Quand elle a lu l’article paru récemment dans la plupart des médias et rapportant que plus de 100 000 flacons de l’anticancéreux Thiotepa avaient été administrés à des patients français et suisses, Carole Guyot a été saisie d’émotion.
Là, dans sa maison de Montgesoye, dans la vallée de la Loue, avec son petit Mathis, 10 ans, les souvenirs ont une fois de plus afflué. Voilà neuf mois, le 17 avril 2017, son compagnon, Hervé Bernard, mourait au CHRU de Besançon à l’âge de 46 ans. Trois jours plus tôt, il avait déposé une plainte auprès du procureur de la République avec constitution de partie civile pour empoisonnement. Initialement traité pour un cancer de la thyroïde, souffrant aussi de tumeurs cancéreuses aux poumons, il en était arrivé à cette décision grave après avoir fait un constat : les gélules de Sutent (sunitinib 25 mg indiqué dans les cancers des reins, de l’intestin et de l’estomac), données en dernier traitement par le service oncologie du CHRU, avaient une date de validité dépassée de près de seize mois puisqu’expirant le 1er janvier 2016.
« Bernard avait commencé à être soigné pour un cancer de la thyroïde déclaré en 2011. Il était traité à l’iode 131 radioactive au service de médecine nucléaire, chaque prise était suivie d’examens et scanners réguliers. Le traitement a continué jusqu’en 2014. Puis ses poumons ont été atteints, on a alors vu un oncologue et Hervé a été traité par chimio en gélules. D’abord efficace, le traitement ne l’a plus été et a été changé », rapporte Carole Guyot.
« Pour moi, cela a été une mise à mort »
En fait, tout s’est accéléré en février-mars 2017. Le dernier traitement prescrit, le Sutent, est infructueux : le patient va avoir les reins bloqués et va devoir encore subir, dans ce laps de temps, des rayons pour une tumeur au cou non opérable et diagnostiquée d’abord comme un simple œdème par le service.

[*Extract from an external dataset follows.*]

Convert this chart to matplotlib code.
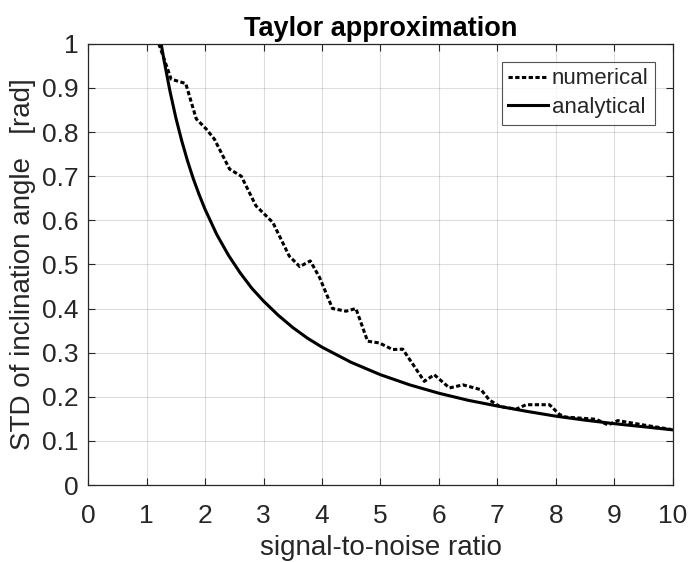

Aujourd’hui, Carole Guyot se rappelle avec douleur ce jour du 28 mars 2017 : « On nous a annoncé qu’Hervé n’avait plus que quelques mois à vivre, qu’il n’y avait pas de rémission possible. Pour moi, cela a été une mise à mort. C’est ce jour-là qu’on nous a donné la boîte de Sutent périmée de la main à la main, sans ordonnance. En tout, Hervé a pris six gélules, 2 par jour à partir du 28 mars. C’est nous qui avons vu la date périmée et avons appelé le CHRU. Le médecin d’Hervé nous a dit : “Cela ne fait rien, prenez-le quand même et venez chercher une autre boîte”. Je suis allée au CHRU, on m’a redonné une boîte dont la date de validité expirait le mois suivant. »
Carole refoule son émotion. Il y a plusieurs photos d’Hervé dans le salon. Celui-ci a occupé son poste jusqu’à la fin janvier, jusqu’au bout de ses forces au rayon boucherie d’une grande surface d’Ornans. Lui qui n’avait plus que vingt jours à vivre, allait être transporté, le 16 avril 2017 à midi par le SAMU, depuis son domicile au CHRU. Trois heures plus tard, Carole s’entendait dire en salle de dialogue que la fin était proche.
Peu de jours avant, elle aura tout tenté, aura décroché un rendez-vous au centre de traitement du cancer Gustave-Roussy, à Villejuif ; elle et Hervé sont allés en consultation au CHRU de Dijon, qui aura mis une semaine pour faire part des mauvais résultats d’une analyse de sang du patient et de la nécessité d’une hospitalisation d’urgence. « Quand j’ai eu leur message au téléphone, j’étais au cimetière, Hervé était mort depuis trois jours, il avait une conscience aiguë de son mal, il a préparé notre fils à l’avenir sans lui. »
Carole Guyot a déposé plainte pour empoisonnement, en juillet dernier, auprès du procureur de la République.